From the Smoke House: Venison Snack Sticks

The best Christmas gifts are the ones that keep on giving. Over the years I’ve gotten many of these, my dehydrator, my grinder, cast iron cook ware and my jerky gun come to mind along with this year’s gift of an original Bradley smoker.

I took the smoker out for a quick test drive Christmas night with the smoked lobster tails, the leftovers of which Lorrell turned into a gluttonous 7 cheese, lobster and bacon mac and cheese. This weekend provided me the opportunity to try out a full smoke session on some venison.

I’ve been making venison snack sticks on the dehydrator for a while now, but I’ve always wondered what they’d be like in a smoker. I thawed two and a half pounds of ground venison and mixed in sweet and spicy seasonings from Hi-Mountain Seasonings.
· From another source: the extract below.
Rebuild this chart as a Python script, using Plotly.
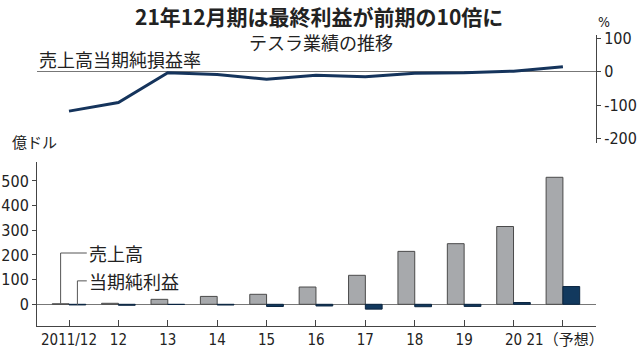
import plotly.graph_objects as go

# ---- data ----
years = ["2011/12", "12", "13", "14", "15", "16", "17", "18", "19", "20", "\u00a021（予想）"]
revenue = [2.0, 4.1, 20.1, 32.0, 40.5, 70.0, 117.6, 214.6, 245.8, 315.4, 515.0]      # 億ドル
net_income = [-2.5, -4.0, -0.7, -2.9, -8.9, -6.8, -19.6, -9.8, -8.6, 7.2, 72.0]       # 億ドル
margin = [-118, -92, -3, -8, -22, -10, -15, -4, -3, 2, 15]                             # %
bar_ticks = [0, 100, 200, 300, 400, 500]
pct_ticks = [100, 0, -100, -200]

x = list(range(len(years)))
FONT_NUM = "Liberation Sans Narrow, DejaVu Sans Condensed, Roboto, sans-serif"
FONT_JP = "Noto Sans CJK JP, sans-serif"
TXT = "#222222"

W, H = 638, 357
L, R, T, B = 37, 596, 35, 326  # plot area in pixels


def px(xp):
    return (xp - L) / (R - L)


def py(yp):
    return (B - yp) / (B - T)


fig = go.Figure()

fig.add_trace(go.Bar(x=x, y=revenue, name="売上高",
                     marker=dict(color="#a7a9ac", line=dict(color="#4a4a4a", width=1)),
                     xaxis="x", yaxis="y"))
fig.add_trace(go.Bar(x=x, y=net_income, name="当期純利益",
                     marker=dict(color="#12395e", line=dict(color="#0b2540", width=1)),
                     xaxis="x", yaxis="y"))
fig.add_trace(go.Scatter(x=x, y=margin, mode="lines", line=dict(color="#15345c", width=3),
                         xaxis="x2", yaxis="y2"))

xr = [-0.648, 10.67]

fig.update_layout(
    width=W, height=H,
    margin=dict(l=L, r=W - R, t=T, b=H - B, autoexpand=False),
    paper_bgcolor="white", plot_bgcolor="white",
    showlegend=False,
    barmode="group", bargap=0.32, bargroupgap=0,
    xaxis=dict(domain=[0, 1], range=xr, tickmode="array", tickvals=x, ticktext=years, tickangle=0,
               showline=True, linecolor="#444", linewidth=1, ticks="inside", ticklen=6, tickcolor="#444",
               showgrid=False, zeroline=False, anchor="y", automargin=False,
               tickfont=dict(family=FONT_NUM + ", " + FONT_JP, size=15, color=TXT)),
    yaxis=dict(domain=[0, py(162)], range=[-88, 577], tickmode="array", tickvals=bar_ticks,
               showline=True, linecolor="#444", linewidth=1, ticks="outside", ticklen=4, tickcolor="#444",
               showgrid=False, zeroline=True, zerolinecolor="#777", zerolinewidth=1, anchor="x", automargin=False,
               tickfont=dict(family=FONT_NUM, size=16, color=TXT)),
    xaxis2=dict(domain=[0, 1], range=xr, visible=False, anchor="y2"),
    yaxis2=dict(domain=[py(143.4), py(35.2)], range=[-215, 110], side="right", anchor="x2",
                tickmode="array", tickvals=pct_ticks, ticktext=[str(v) for v in pct_ticks],
                showline=True, linecolor="#444", linewidth=1, ticks="outside", ticklen=4, tickcolor="#444",
                showgrid=False, zeroline=True, zerolinecolor="#777", zerolinewidth=1, automargin=False,
                tickfont=dict(family=FONT_NUM, size=16, color=TXT)),
    yaxis3=dict(overlaying="y2", range=[-215, 110], side="right", anchor="x2", automargin=False,
                tickmode="array", tickvals=pct_ticks, showticklabels=False,
                ticks="inside", ticklen=4, tickcolor="#444", showgrid=False, zeroline=False, showline=False),
)

ann = [
    dict(text="<b>21年12月期は最終利益が前期の10倍に</b>", x=px(319), y=py(16), font=dict(size=21, family=FONT_JP, color=TXT)),
    dict(text="テスラ業績の推移", x=px(321), y=py(42), font=dict(size=18, family=FONT_JP, color=TXT)),
    dict(text="売上高当期純損益率", x=px(37), y=py(59), xanchor="left", font=dict(size=18, family=FONT_JP, color=TXT)),
    dict(text="%", x=px(604), y=py(22), font=dict(size=14, family=FONT_NUM, color=TXT)),
    dict(text="億ドル", x=px(10), y=py(141), xanchor="left", font=dict(size=15, family=FONT_JP, color=TXT)),
]
for a in ann:
    a.update(xref="paper", yref="paper", showarrow=False, yanchor="middle")
    a.setdefault("xanchor", "center")
    fig.add_annotation(**a)

fig.add_annotation(text="売上高", x=0.37, y=208, xref="x", yref="y", xanchor="left", showarrow=False,
                   font=dict(size=18, family=FONT_JP, color=TXT))
fig.add_annotation(text="当期純利益", x=0.37, y=95, xref="x", yref="y", xanchor="left", showarrow=False,
                   font=dict(size=18, family=FONT_JP, color=TXT))
lc = dict(color="#555", width=1)
fig.add_shape(type="line", xref="x", yref="y", x0=-0.17, x1=-0.17, y0=3, y1=208, line=lc)
fig.add_shape(type="line", xref="x", yref="y", x0=-0.17, x1=0.36, y0=208, y1=208, line=lc)
fig.add_shape(type="line", xref="x", yref="y", x0=0.17, x1=0.17, y0=-3, y1=95, line=lc)
fig.add_shape(type="line", xref="x", yref="y", x0=0.17, x1=0.36, y0=95, y1=95, line=lc)

fig.write_html("out.html", config={"displayModeBar": False},
               post_script="document.body.style.margin='0';document.body.style.padding='0';document.body.style.overflow='hidden';")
It is personal preference, but I pretty much exclusively use these and LEM’s seasonings for ground meat jerky and snack sticks. Both offer excellent consistent flavors. Why reinvent the wheel when so much time, effort and meat are at stake? For the two and a half pounds of meat I used the three pound measurements for seasoning and cure. I wrapped it back up in a glass bowl and refrigerated it for 24 hours.

Using my Cabela’s Jerky Blaster with the snack stick attachment, I laid out the sticks on the smoker racks. I inserted the four racks of raw sticks to the smoker, which I preheated to 200 degrees. I opted for hickory smoke and planned to smoke for about 1 hour with an overall cooking time of two hours. Yesterday was 30 degrees with a light breeze in Cheyenne, so this experience may be different when we get to warmer months. The temperature inside the smoker dropped about 70 degrees and took a long time to recover. Since I was smoking and drying and cooking, I don’t think that makes a ton of difference, but next time I may let the sticks warm a bit out of the refrigerator before throwing them right into the smoker.

After two hours the sticks were only at 145 degrees so I kept them in the smoker until they reached 165. This took an additional 20-30 minutes. At that point I pulled them and let them cool after wiping away the excess oil on the sticks. I ended up with a pile of snack sticks that had an awesome flavor. The smoke really adds to the sticks in ways I couldn’t imagine. A real success.

There was one glitch in the process, the tray of sticks on the bottom were overcooked, as a result of being so close to the heating element as it worked non-stop to get the temperature back where it needed to be. I would probably quickly switch top and bottom about 1/2 way through, or when the smoke stops. Thankfully, other than about two inches on each stick, the rest was edible.

All in all a highly successful first smoke. Next Sunday can’t get here fast enough as I have 1.75 pounds of pork belly curing in the refrigerator. Bacon is on the menu.